By Rosemary K. Otzman
Independent Editor
The last pay telephone in Belleville is going to stay where it is, on the porch of the library for the public to use.
At the Nov. 18 meeting of the Belleville Area District Library Board, Trustee John Juriga questioned paying the $78 per month it takes to keep the pay phone in service. He complained that it was dirty.
He said most people have cell phones and those without phones could go inside the library and ask to use one of their phones for a necessary call.
He asked for the issue to be placed on the agenda of the Dec. 9 meeting and it was.
“I can’t see us spending this money,” Juriga said at the Dec. 9 board meeting, noting the taxpayers of Belleville, Van Buren, and Sumpter are paying for this.
“There’s more and more cell phones and cell-phone usage,” he continued. He said a kid outside the library asked to use his phone once and he let him use it. They can also go inside and use the library phone to call home, he said.
Juriga said in his experience he’s seen the phone used only once. He said paying $78 a month for 12 months costs the library $936. For the four years it has been a district library that’s $3,744.
“It’s not cost-effective,” he said. “I can’t see spending that.”
It was determined there are from 50 to 80 phone calls made each month on that phone.
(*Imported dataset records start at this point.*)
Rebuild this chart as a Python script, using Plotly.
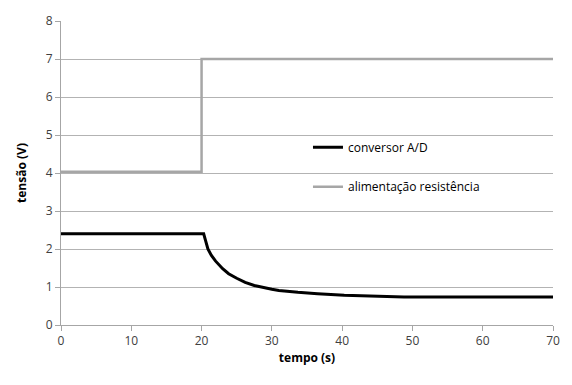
import plotly.graph_objects as go

# data
t_adc = [0, 20.3, 20.6, 20.9, 21.4, 22.0, 23.0, 23.85, 25.0, 26.2, 27.5, 29.0, 30.0, 31.0, 31.8, 33.7, 36.5, 40.3, 48.8, 70]
v_adc = [2.40, 2.40, 2.20, 2.00, 1.83, 1.68, 1.48, 1.35, 1.23, 1.12, 1.04, 0.97, 0.94, 0.91, 0.89, 0.86, 0.82, 0.78, 0.74, 0.74]
t_res = [0, 20, 20, 70]
v_res = [4.03, 4.03, 7.0, 7.0]
name_adc = "conversor A/D"
name_res = "alimentação resistência"

font_family = "Open Sans, Liberation Sans, sans-serif"
fig = go.Figure()
fig.add_trace(go.Scatter(x=t_res, y=v_res, mode="lines", name=name_res, showlegend=True,
                         line=dict(color="#a6a6a6", width=2.5), legend="legend2"))
fig.add_trace(go.Scatter(x=t_adc, y=v_adc, mode="lines", name=name_adc, showlegend=True,
                         line=dict(color="#000000", width=3), legend="legend"))

fig.update_layout(
    width=572, height=385,
    margin=dict(l=61, r=15, t=15, b=60),
    showlegend=True,
    paper_bgcolor="white", plot_bgcolor="white",
    font=dict(family=font_family, size=12, color="#404040"),
    legend=dict(x=0.502, y=0.585, xanchor="left", yanchor="middle", visible=True,
                bgcolor="rgba(0,0,0,0)", font=dict(size=12, color="#000")),
    legend2=dict(x=0.502, y=0.455, xanchor="left", yanchor="middle", visible=True,
                 bgcolor="rgba(0,0,0,0)", font=dict(size=12, color="#000")),
    xaxis=dict(range=[0, 70], dtick=10, tick0=0, showgrid=False,
               showline=True, linecolor="#a6a6a6", linewidth=1,
               ticks="outside", ticklen=5, tickcolor="#a6a6a6",
               zeroline=False,
               title=dict(text="<b>tempo (s)</b>", font=dict(size=12, color="#000"), standoff=5)),
    yaxis=dict(range=[0, 8], dtick=1, tick0=0, showgrid=True, gridcolor="#b3b3b3", gridwidth=1,
               showline=True, linecolor="#a6a6a6", linewidth=1,
               ticks="outside", ticklen=5, tickcolor="#a6a6a6",
               zeroline=False,
               title=dict(text="<b>tensão (V)</b>", font=dict(size=12, color="#000"), standoff=16)),
)
fig.write_html("out.html")
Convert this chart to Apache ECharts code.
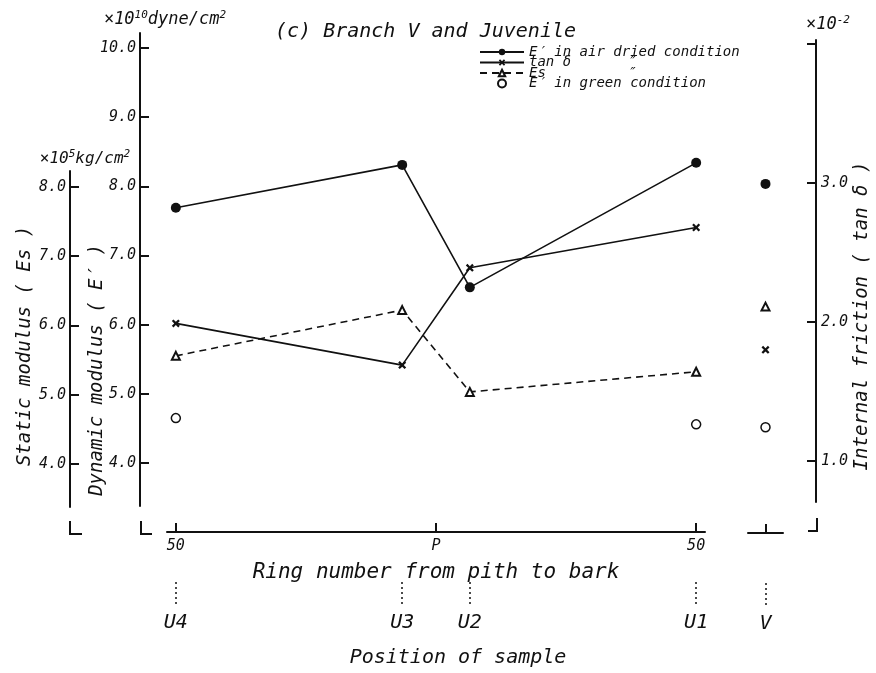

It cost 50 cents to make a call.
Library Director Deb Green said when you go to downtown Detroit for jury duty the court has pay phones to use.
“You have to leave your cell phone in the car because of court rules. That’s why they have the pay phones,” Juriga said.
“It will be noticeable when it’s gone,” said Trustee Joe Monte.
“I think it’s a service the library provides to the community,” said Trustee Michael Boelter.
Juriga said the library could put in a fourth line inside the building for the public to use and that would cost less than the $78 per month.
“It’s the only one in town,” Monte said.
“We can’t take it away,” said Boelter, asking if the library knew what time the 50-80 calls per month were made. Suchy said they didn’t know.
One board member said kids don’t know how to use a pay phone.
Secretary Joy Cichewicz said it could be kept as an artifact for the teens to study.
To put closure to his idea, Juriga made a motion to eliminate the outside payphone. There was no second, so the motion died.
“That answered that problem,” Juriga said.